Figure scripts:
·····

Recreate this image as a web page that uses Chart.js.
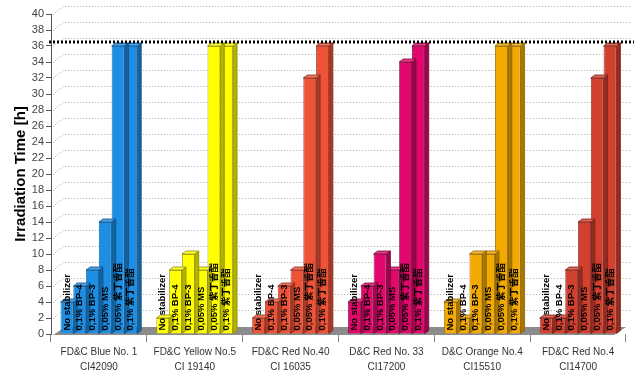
<!DOCTYPE html>
<html>
<head>
<meta charset="utf-8">
<script src="https://cdn.jsdelivr.net/npm/chart.js@4/dist/chart.umd.min.js"></script>
<style>
  html, body { margin: 0; padding: 0; background: #ffffff; }
  #wrap { width: 637px; height: 381px; }
</style>
</head>
<body>
<div id="wrap"><canvas id="c" width="637" height="381"></canvas></div>
<script>
// ---------- DATA ----------
const categories = [
  ["FD&C Blue No. 1", "CI42090"],
  ["FD&C Yellow No.5", "CI 19140"],
  ["FD&C Red No.40", "CI 16035"],
  ["D&C Red No. 33", "CI17200"],
  ["D&C Orange No.4", "CI15510"],
  ["FD&C Red No.4", "CI14700"]
];
const seriesNames = ["No stabilizer", "0,1% BP-4", "0,1% BP-3", "0,05% MS", "0,05% 紫丁香酯", "0,1% 紫丁香酯"];
const noStabilizer   = [4, 2, 2, 4, 4, 2];
const bp4            = [6, 8, 4, 6, 2, 2];
const bp3            = [8, 10, 6, 10, 10, 8];
const ms005          = [14, 8, 8, 8, 10, 14];
const syringate005   = [36, 36, 32, 34, 36, 32];
const syringate01    = [36, 36, 36, 36, 36, 36];
const seriesValues = [noStabilizer, bp4, bp3, ms005, syringate005, syringate01];
const thresholdValue = 36.5;
const yMin = 0, yMax = 40, yStep = 2;
const yTitle = "Irradiation Time [h]";

// ---------- STYLE ----------
const faceColors = ["#1C8EE3", "#FFFF00", "#EE5338", "#E0086C", "#F2A900", "#D2402F"];
const edgeColors = ["#0B4F8A", "#8C8C00", "#8A2A1A", "#7A0038", "#8A6000", "#7A1F16"];
const DX = 4, DY = 3;

function shade(hex, f) {
  const n = parseInt(hex.slice(1), 16);
  let r = (n >> 16) & 255, g = (n >> 8) & 255, b = n & 255;
  if (f < 0) { r = r * (1 + f); g = g * (1 + f); b = b * (1 + f); }
  else { r = r + (255 - r) * f; g = g + (255 - g) * f; b = b + (255 - b) * f; }
  return "rgb(" + Math.round(r) + "," + Math.round(g) + "," + Math.round(b) + ")";
}

const bar3d = {
  id: "bar3d",
  beforeDatasetsDraw(chart) {
    const ctx = chart.ctx, a = chart.chartArea, ys = chart.scales.y;
    ctx.save();
    ctx.strokeStyle = "#a8a8a8";
    ctx.lineWidth = 1;
    ctx.setLineDash([1, 2]);
    for (let v = yMin + yStep; v <= yMax; v += yStep) {
      const y = Math.round(ys.getPixelForValue(v)) + 0.5;
      ctx.beginPath();
      ctx.moveTo(a.left + 2, y);
      ctx.lineTo(a.left + 12, y - 8);
      ctx.lineTo(a.right + 6, y - 8);
      ctx.stroke();
    }
    ctx.setLineDash([]);
    const b = a.bottom;
    ctx.fillStyle = "#8c8c8c";
    ctx.beginPath();
    ctx.moveTo(a.left + 2, b + 1);
    ctx.lineTo(a.right - 12, b + 1);
    ctx.lineTo(a.right, b - 7);
    ctx.lineTo(a.left + 14, b - 7);
    ctx.closePath();
    ctx.fill();
    ctx.restore();
  },
  afterDatasetDraw(chart, args) {
    const ctx = chart.ctx;
    ctx.save();
    args.meta.data.forEach((bar, i) => {
      const p = bar.getProps(["x", "y", "base", "width"], true);
      const l = p.x - p.width / 2, r = p.x + p.width / 2, t = p.y, bs = p.base;
      ctx.lineWidth = 0.8;
      ctx.strokeStyle = edgeColors[i];
      ctx.fillStyle = shade(faceColors[i], -0.3);
      ctx.beginPath();
      ctx.moveTo(r, t); ctx.lineTo(r + DX, t - DY); ctx.lineTo(r + DX, bs - DY); ctx.lineTo(r, bs);
      ctx.closePath(); ctx.fill(); ctx.stroke();
      ctx.fillStyle = shade(faceColors[i], 0.2);
      ctx.beginPath();
      ctx.moveTo(l, t); ctx.lineTo(l + DX, t - DY); ctx.lineTo(r + DX, t - DY); ctx.lineTo(r, t);
      ctx.closePath(); ctx.fill(); ctx.stroke();
    });
    ctx.restore();
  },
  afterDatasetsDraw(chart) {
    const ctx = chart.ctx, a = chart.chartArea, ys = chart.scales.y;
    ctx.save();
    ctx.fillStyle = "#000";
    ctx.font = "bold 9.5px Arial, 'Liberation Sans', 'Noto Sans CJK SC', sans-serif";
    ctx.textAlign = "left";
    ctx.textBaseline = "middle";
    chart.data.datasets.forEach((ds, di) => {
      const meta = chart.getDatasetMeta(di);
      meta.data.forEach((bar) => {
        const p = bar.getProps(["x", "base"], true);
        ctx.save();
        ctx.translate(p.x, p.base - 3);
        ctx.rotate(-Math.PI / 2);
        ctx.fillText(ds.label, 0, 0);
        ctx.restore();
      });
    });
    const ty = Math.round(ys.getPixelForValue(thresholdValue));
    ctx.strokeStyle = "#000";
    ctx.lineWidth = 3;
    ctx.setLineDash([2, 2]);
    ctx.beginPath();
    ctx.moveTo(a.left - 2, ty);
    ctx.lineTo(a.right + 8, ty);
    ctx.stroke();
    ctx.restore();
  }
};

const datasets = seriesNames.map((name, si) => ({
  label: name,
  data: seriesValues[si],
  backgroundColor: faceColors,
  borderColor: edgeColors,
  borderWidth: 0.8,
  categoryPercentage: 0.8,
  barPercentage: 1.0
}));

new Chart(document.getElementById("c"), {
  type: "bar",
  data: { labels: categories, datasets },
  plugins: [bar3d],
  options: {
    responsive: false,
    animation: false,
    devicePixelRatio: 1,
    layout: { padding: { top: 14, right: 11, left: 12, bottom: 0 } },
    plugins: { legend: { display: false }, tooltip: { enabled: false } },
    scales: {
      x: {
        offset: true,
        grid: { display: true, drawOnChartArea: false, offset: true, tickLength: 8, color: "#888" },
        border: { display: false },
        ticks: {
          font: { family: "Arial, 'Liberation Sans', sans-serif", size: 10, lineHeight: 1.5 },
          color: "#333",
          padding: 3,
          maxRotation: 0,
          autoSkip: false
        },
        afterFit(s) { s.height = 47; }
      },
      y: {
        min: yMin, max: yMax,
        ticks: {
          stepSize: yStep,
          autoSkip: false,
          font: { family: "Arial, 'Liberation Sans', sans-serif", size: 11 },
          color: "#444",
          padding: 2
        },
        grid: { display: true, drawOnChartArea: false, tickLength: 5, color: "#555" },
        border: { display: true, color: "#555" },
        title: {
          display: true,
          text: yTitle,
          color: "#000",
          font: { family: "Arial, 'Liberation Sans', sans-serif", size: 15, weight: "bold" },
          padding: 0
        },
        afterFit(s) { s.width = 39; }
      }
    }
  }
});
</script>
</body>
</html>
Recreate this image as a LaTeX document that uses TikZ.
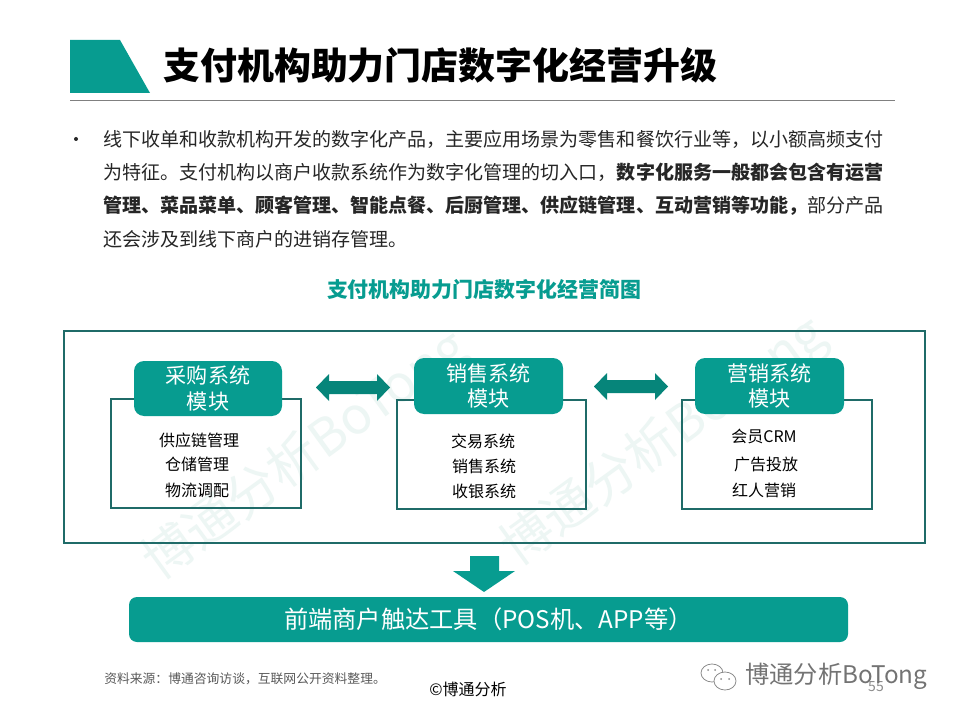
\documentclass[tikz,border=0pt]{standalone}
\usepackage{fontspec}
\setmainfont{Noto Sans CJK SC}
\usetikzlibrary{positioning}
\definecolor{teal1}{HTML}{079C90}
\definecolor{tealdk}{HTML}{1F6B68}
\definecolor{wm}{HTML}{EDF6F4}
\newcommand{\fs}[1]{\fontsize{#1}{#1}\selectfont}
\tikzset{
 frame/.style={draw=tealdk,line width=1.5pt,fill=none},
 hdr/.style={fill=teal1,rounded corners=7.5pt,text=white,align=center,inner sep=0pt,font=\fs{15.8}},
 item/.style={text=black,inner sep=0pt,font=\fs{12}},
 body/.style={anchor=west,inner sep=0pt,text=black!85,font=\fs{14.27}},
 arrowshape/.style={fill=teal1!85!black,draw=none},
 wmark/.style={text=wm,inner sep=0pt,font=\fs{38.5},rotate=36},
 foot/.style={inner sep=0pt,text=black!65}
}
\begin{document}
\begin{tikzpicture}[x=0.75pt,y=-0.75pt]
\useasboundingbox (0,0) rectangle (960,720);
\fill[white] (0,0) rectangle (960,720);
% title
\fill[teal1] (70,40) -- (120,40) -- (150,93) -- (70,93) -- cycle;
\node[anchor=west,inner sep=0pt,font=\fs{27.7}\bfseries] (title) at (163,65) {支付机构助力门店数字化经营升级};
\draw[black!50,line width=0.75pt] (70,101) -- (895,101);
% body
\fill[black!85] (76,139) circle (2);
\node[body] (l1) at (103,139) {线下收单和收款机构开发的数字化产品，主要应用场景为零售和餐饮行业等，以小额高频支付};
\node[body] (l2) at (103,172) {为特征。支付机构以商户收款系统作为数字化管理的切入口，{\bfseries 数字化服务一般都会包含有运营}};
\node[body] (l3) at (103,206) {{\bfseries 管理、菜品菜单、顾客管理、智能点餐、后厨管理、供应链管理、互动营销等功能，}部分产品};
\node[body] (l4) at (103,239) {还会涉及到线下商户的进销存管理。};
\node[inner sep=0pt,text=teal1,font=\fs{15.7}\bfseries] (sub) at (484,290) {支付机构助力门店数字化经营简图};
% watermarks
\node[wmark] (wm1) at (306,456) {博通分析BoTong};
\node[wmark] (wm2) at (664,442) {博通分析BoTong};
% outer frame
\node[frame,minimum width=645.75pt,minimum height=159pt,inner sep=0pt] (outer) at (494.5,437) {};
% boxes
\node[frame,minimum width=142.5pt,minimum height=81.75pt,inner sep=0pt] (b1) at (206,453.5) {};
\node[frame,minimum width=141.75pt,minimum height=81.75pt,inner sep=0pt] (b2) at (491.5,454.5) {};
\node[frame,minimum width=142.5pt,minimum height=81.75pt,inner sep=0pt] (b3) at (777,454.5) {};
% headers
\node[hdr,minimum width=111pt,minimum height=41.25pt] (h1) at (208,388.5) {采购系统\\[3.5pt]模块};
\node[hdr,minimum width=111.75pt,minimum height=42pt] (h2) at (488.5,386) {销售系统\\[3pt]模块};
\node[hdr,minimum width=111.75pt,minimum height=42pt] (h3) at (769.5,386) {营销系统\\[3pt]模块};
% items
\node[item] (i11) at (199,440) {供应链管理};
\node[item] (i12) at (197,464) {仓储管理};
\node[item] (i13) at (197,490) {物流调配};
\node[item] (i21) at (483,441) {交易系统};
\node[item] (i22) at (484,466) {销售系统};
\node[item] (i23) at (484,491) {收银系统};
\node[item] (i31) at (764,436) {会员CRM};
\node[item] (i32) at (766,464) {广告投放};
\node[item] (i33) at (764,490) {红人营销};
% double arrows
\fill[arrowshape] (316,387.5) -- (329,374) -- (329,381) -- (377,381) -- (377,374) -- (390,387.5) -- (377,401) -- (377,394) -- (329,394) -- (329,401) -- cycle;
\fill[arrowshape] (594,386.5) -- (607,373) -- (607,380) -- (655,380) -- (655,373) -- (668,386.5) -- (655,400) -- (655,393) -- (607,393) -- (607,400) -- cycle;
% down arrow
\fill[teal1] (470,556) -- (499,556) -- (499,571) -- (515,571) -- (484,592) -- (453,571) -- (470,571) -- cycle;
% bar
\node[fill=teal1,rounded corners=6pt,minimum width=539.25pt,minimum height=33.75pt,inner sep=0pt,text=white,font=\fs{18.2}] (bar) at (488.5,619.5) {前端商户触达工具（POS机、APP等）};
% footer
\node[foot,anchor=west,font=\fs{9.6}] (src) at (104,679) {资料来源：博通咨询访谈，互联网公开资料整理。};
\node[inner sep=0pt,text=black,font=\fs{12}] (copy) at (468,689) {©博通分析};
\node[foot,text=black!45,font=\fs{10.5}] (page) at (876,687) {55};
\node[inner sep=0pt,anchor=west,text=black!55,font=\fs{18.2}] (brand) at (745,676) {博通分析BoTong};
\draw[black!45,line width=0.6pt] (712,673) ellipse (11 and 9);
\draw[black!45,line width=0.6pt,fill=white] (725,681) ellipse (11 and 9);
\fill[black!45] (721,679) circle (1) (729,679) circle (1) (708,670) circle (1) (715,670) circle (1);
\end{tikzpicture}
\end{document}
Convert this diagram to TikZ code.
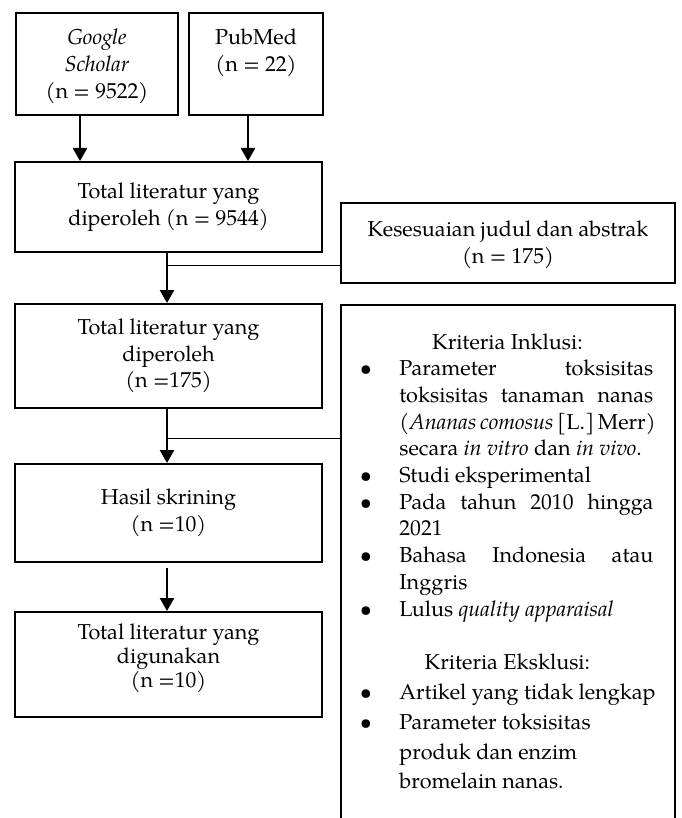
\documentclass[tikz,border=0pt]{standalone}
\usepackage{fontspec}
\setmainfont{TeX Gyre Pagella}
\usetikzlibrary{arrows.meta}
\newlength\kw \setlength\kw{127pt}
\newcommand\kb{\hbox to 29.5pt{\hskip 9.7pt\textbullet\hss}}
\newcommand\kn{\hbox to 29.5pt{}}
\begin{document}
\begin{tikzpicture}[x=0.5pt,y=-0.5pt,
  box/.style={draw, line width=1pt, inner sep=0},
  txt/.style={align=center, inner sep=0, font=\fontsize{10.8}{13.3}\selectfont},
  arr/.style={line width=1.3pt, -{Triangle[length=6.5pt,width=7pt]}},
  link/.style={line width=0.5pt}]
\useasboundingbox (0,0) rectangle (681,818);
% boxes
\node[box, minimum width=81pt, minimum height=51pt] (gs) at (97,64) {};
\node[box, minimum width=67pt, minimum height=51pt] (pm) at (256,64) {};
\node[box, minimum width=153.5pt, minimum height=45pt] (t1) at (168.5,207) {};
\node[box, minimum width=167pt, minimum height=40pt] (kes) at (508,243) {};
\node[box, minimum width=153.5pt, minimum height=52pt] (t2) at (168.5,356) {};
\node[box, minimum width=153.5pt, minimum height=49pt] (t3) at (168.5,513) {};
\node[box, minimum width=153.5pt, minimum height=52.5pt] (t4) at (168.5,664.5) {};
\node[inner sep=0, minimum width=167pt, minimum height=261pt] (kbox) at (508,566) {};
\draw[line width=1pt] (kbox.south west) -- (kbox.north west) -- (kbox.north east) -- (kbox.south east);
% texts
\node[txt, anchor=base] (gst) at (97,45) {\parbox[t]{80pt}{\centering\itshape Google\\Scholar\\\upshape(n = 9522)}};
\node[txt, anchor=base] (pmt) at (256,45) {\parbox[t]{66pt}{\centering PubMed\\(n = 22)}};
\node[txt] (t1t) at (t1) {Total literatur yang\\diperoleh (n = 9544)};
\node[txt] (kest) at ([yshift=-1pt]kes) {Kesesuaian judul dan abstrak\\(n = 175)};
\node[txt] (t2t) at (t2) {Total literatur yang\\diperoleh\\(n =175)};
\node[txt] (t3t) at (t3) {Hasil skrining\\(n =10)};
\node[txt, font=\fontsize{10.8}{10.5}\selectfont] (t4t) at ([yshift=3pt]t4) {Total literatur yang\\digunakan\\(n =10)};
\node[txt, anchor=base west, align=left] (ktext) at (340,349) {\vtop{\hsize=167pt\baselineskip=13.35pt
\hbox to\hsize{\hss Kriteria Inklusi:\hss}
\hbox{\kb\hbox to\kw{Parameter\hfill toksisitas}}
\hbox{\kn\hbox to\kw{toksisitas\hfill\ tanaman\hfill\ nanas}}
\hbox{\kn\hbox to\kw{(\textit{Ananas comosus} [L.] Merr)}}
\hbox{\kn secara \textit{in vitro} dan \textit{in vivo}.}
\hbox{\kb Studi eksperimental}
\hbox{\kb\hbox to\kw{Pada\hfill\ tahun\hfill\ 2010\hfill\ hingga}}
\hbox{\kn 2021}
\hbox{\kb\hbox to\kw{Bahasa\hfill Indonesia\hfill atau}}
\hbox{\kn Inggris}
\hbox{\kb Lulus \textit{quality apparaisal}}
\vskip 13.35pt
\hbox to\hsize{\hss Kriteria Eksklusi:\hss}
\baselineskip=15pt
\hbox{\kb Artikel yang tidak lengkap}
\hbox{\kb Parameter toksisitas}
\hbox{\kn produk dan enzim}
\baselineskip=14.3pt
\hbox{\kn bromelain nanas.}
}};
% connectors
\coordinate (j1) at (167,265);
\coordinate (j2) at (167,438);
\draw[arr] ([xshift=-8.5pt]gs.south) -- ([xshift=-8.5pt]gs.south |- t1.north);
\draw[arr] ([xshift=-4pt]pm.south) -- ([xshift=-4pt]pm.south |- t1.north);
\draw[arr] (t1.south -| j1) -- (t2.north -| j1);
\draw[link] (j1) -- (j1 -| kes.west);
\draw[arr] (t2.south -| j2) -- (t3.north -| j2);
\draw[link] (j2) -- (j2 -| kbox.west);
\draw[arr] ([yshift=-2.5pt]t3.south -| j2) -- (t4.north -| j2);
\end{tikzpicture}
\end{document}
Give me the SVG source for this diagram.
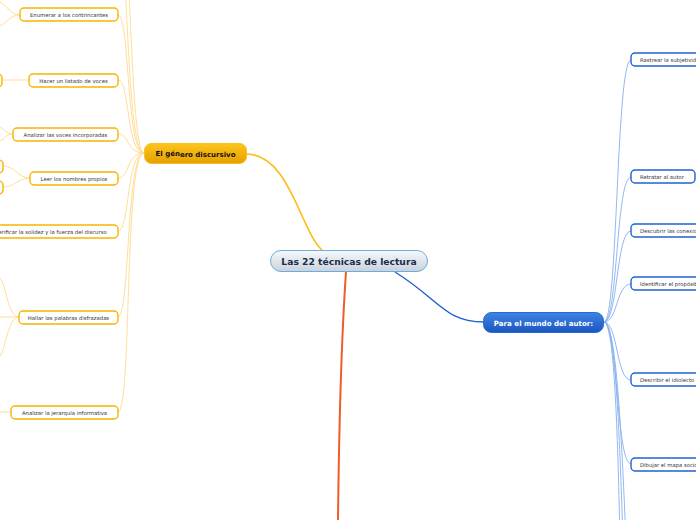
<svg xmlns="http://www.w3.org/2000/svg" width="696" height="520" viewBox="0 0 696 520">
<defs>
<linearGradient id="gC" x1="0" y1="0" x2="0" y2="1"><stop offset="0" stop-color="#f7f9fc"/><stop offset="1" stop-color="#c8d2dc"/></linearGradient>
<linearGradient id="gO" x1="0" y1="0" x2="0" y2="1"><stop offset="0" stop-color="#fcc51c"/><stop offset="1" stop-color="#e6a000"/></linearGradient>
<linearGradient id="gB" x1="0" y1="0" x2="0" y2="1"><stop offset="0" stop-color="#3f85e4"/><stop offset="1" stop-color="#1a56c0"/></linearGradient>
</defs>
<style>
.lo{fill:none;stroke:#ffd98c;stroke-width:0.9}
.lb{fill:none;stroke:#86b0ee;stroke-width:0.9}
.so{fill:#fff;stroke:#f7b500;stroke-width:1.4}
.sb{fill:#fff;stroke:#1f62d3;stroke-width:1.4}
.t{font-family:"DejaVu Sans",Verdana,sans-serif;font-size:5.3px;fill:#333}
.tm{text-anchor:middle}
</style>
<g id="connectors">
<path d="M322,250 C300,230 290,155 247,154" fill="none" stroke="#fbbd12" stroke-width="1.6"/>
<path d="M395,272 C440,300 445,322 484,322" fill="none" stroke="#1f5fcf" stroke-width="1.4"/>
<path d="M346,272 C342,330 339,430 338,520" fill="none" stroke="#f25a2a" stroke-width="2"/>
<path class="lo" d="M144,153 C128,153 128,-20 122,-40"/>
<path class="lo" d="M144,153 C132,153 131,-20 126,-40"/>
<path class="lo" d="M144,153 C126,153 130,15 118,15"/>
<path class="lo" d="M144,153 C126,153 130,80 118,80"/>
<path class="lo" d="M144,153 C126,153 130,134 118,134"/>
<path class="lo" d="M144,153 C126,153 130,178 118,178"/>
<path class="lo" d="M144,153 C126,153 130,231 118,231"/>
<path class="lo" d="M144,153 C126,153 130,317 118,317"/>
<path class="lo" d="M144,153 C124,153 132,412 118,412"/>
<path class="lo" d="M20,15 C10,15 8,6 0,2"/>
<path class="lo" d="M20,15 C10,15 8,22 0,26"/>
<path class="lo" d="M29,80 L2,80"/>
<path class="lo" d="M13,134 C6,134 5,129 0,127"/>
<path class="lo" d="M13,134 C6,134 5,139 0,141"/>
<path class="lo" d="M30,178 C18,178 15,166 3,166"/>
<path class="lo" d="M30,178 C18,178 15,187 3,187"/>
<path class="lo" d="M19,317 C8,317 6,285 0,278"/>
<path class="lo" d="M19,317 L0,317"/>
<path class="lo" d="M19,317 C8,317 6,348 0,356"/>
<path class="lo" d="M11,412 L0,412"/>
<path class="lb" d="M604,322 C618,322 616,60 631,60"/>
<path class="lb" d="M604,322 C618,322 616,177 631,177"/>
<path class="lb" d="M604,322 C618,322 616,231 631,231"/>
<path class="lb" d="M604,322 C618,322 616,284 631,284"/>
<path class="lb" d="M604,322 C618,322 616,380 631,380"/>
<path class="lb" d="M604,322 C618,322 616,464 631,464"/>
<path class="lb" d="M604,322 C615,322 618,450 620,540"/>
<path class="lb" d="M604,322 C616,322 620,450 623,540"/>
<path class="lb" d="M604,322 C617,322 622,450 626,540"/>
</g>
<g id="central">
<rect x="270.5" y="250.5" width="157" height="21" rx="10.5" fill="url(#gC)" stroke="#6aaee0" stroke-width="1"/>
<text x="349" y="264.5" text-anchor="middle" font-family="DejaVu Sans,Verdana,sans-serif" font-size="9.2" font-weight="bold" fill="#1c2b4e">Las 22 técnicas de lectura</text>
</g>
<g id="genero">
<rect x="144.5" y="143.5" width="102" height="20" rx="7" fill="url(#gO)" stroke="#f7bf20" stroke-width="1"/>
<text x="195.5" y="156" text-anchor="middle" font-family="DejaVu Sans,Verdana,sans-serif" font-size="7" font-weight="bold" fill="#111">El gén<tspan dy="1.2">ero discursivo</tspan></text>
</g>
<g id="autor">
<rect x="483.5" y="312.5" width="120" height="20" rx="8" fill="url(#gB)" stroke="#2a6ad0" stroke-width="1"/>
<text x="543.5" y="325.5" text-anchor="middle" font-family="DejaVu Sans,Verdana,sans-serif" font-size="7.1" font-weight="bold" fill="#fff">Para el mundo del autor:</text>
</g>
<g id="enumerar"><rect class="so" x="20" y="8" width="98" height="13" rx="4"/><text class="t tm" x="69" y="17">Enumerar a los contrincantes</text></g>
<g id="hacer"><rect class="so" x="29" y="74" width="89" height="13" rx="4"/><text class="t tm" x="73.5" y="83">Hacer un listado de voces</text></g>
<g id="analizar-voces"><rect class="so" x="13" y="128" width="105" height="13" rx="4"/><text class="t tm" x="65.5" y="137">Analizar las voces incorporadas</text></g>
<g id="leer"><rect class="so" x="30" y="172" width="88" height="13" rx="4"/><text class="t tm" x="74" y="181">Leer los nombres propios</text></g>
<g id="verificar"><rect class="so" x="-14" y="225" width="132" height="13" rx="4"/><text class="t tm" x="51" y="234">Verificar la solidez y la fuerza del discurso</text></g>
<g id="hallar"><rect class="so" x="19" y="311" width="99" height="13" rx="4"/><text class="t tm" x="68.5" y="320">Hallar las palabras disfrazadas</text></g>
<g id="jerarquia"><rect class="so" x="11" y="406" width="107" height="13" rx="4"/><text class="t tm" x="64.5" y="415">Analizar la jerarquía informativa</text></g>
<g id="left-a"><rect class="so" x="-20" y="74" width="22" height="13" rx="4"/></g>
<g id="left-b"><rect class="so" x="-20" y="160" width="23" height="13" rx="4"/></g>
<g id="left-c"><rect class="so" x="-20" y="181" width="23" height="13" rx="4"/></g>
<g id="rastrear"><rect class="sb" x="631" y="53" width="100" height="13" rx="4"/><text class="t" x="640" y="62">Rastrear la subjetividad</text></g>
<g id="retratar"><rect class="sb" x="631" y="170" width="64" height="13" rx="4"/><text class="t" x="640" y="179">Retratar al autor</text></g>
<g id="descubrir"><rect class="sb" x="631" y="224" width="100" height="13" rx="4"/><text class="t" x="640" y="233">Descubrir las conexiones</text></g>
<g id="identificar"><rect class="sb" x="631" y="277" width="100" height="13" rx="4"/><text class="t" x="640" y="286">Identificar el propósito</text></g>
<g id="idiolecto"><rect class="sb" x="631" y="373" width="100" height="13" rx="4"/><text class="t" x="640" y="382">Describir el idiolecto</text></g>
<g id="mapa"><rect class="sb" x="631" y="458" width="120" height="13" rx="4"/><text class="t" x="640" y="467">Dibujar el mapa sociocultural</text></g>
</svg>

·····

— GOAL OF THE EXERCISE —
In the records above, locate each line with the word "this". Copy all such lines.

— EXPECTED ANSWER —
Recreate this image as a web page that uses Chart.js.
Recreate this image as a LaTeX document that uses TikZ.
Convert this diagram to TikZ code.
Give me the SVG source for this diagram.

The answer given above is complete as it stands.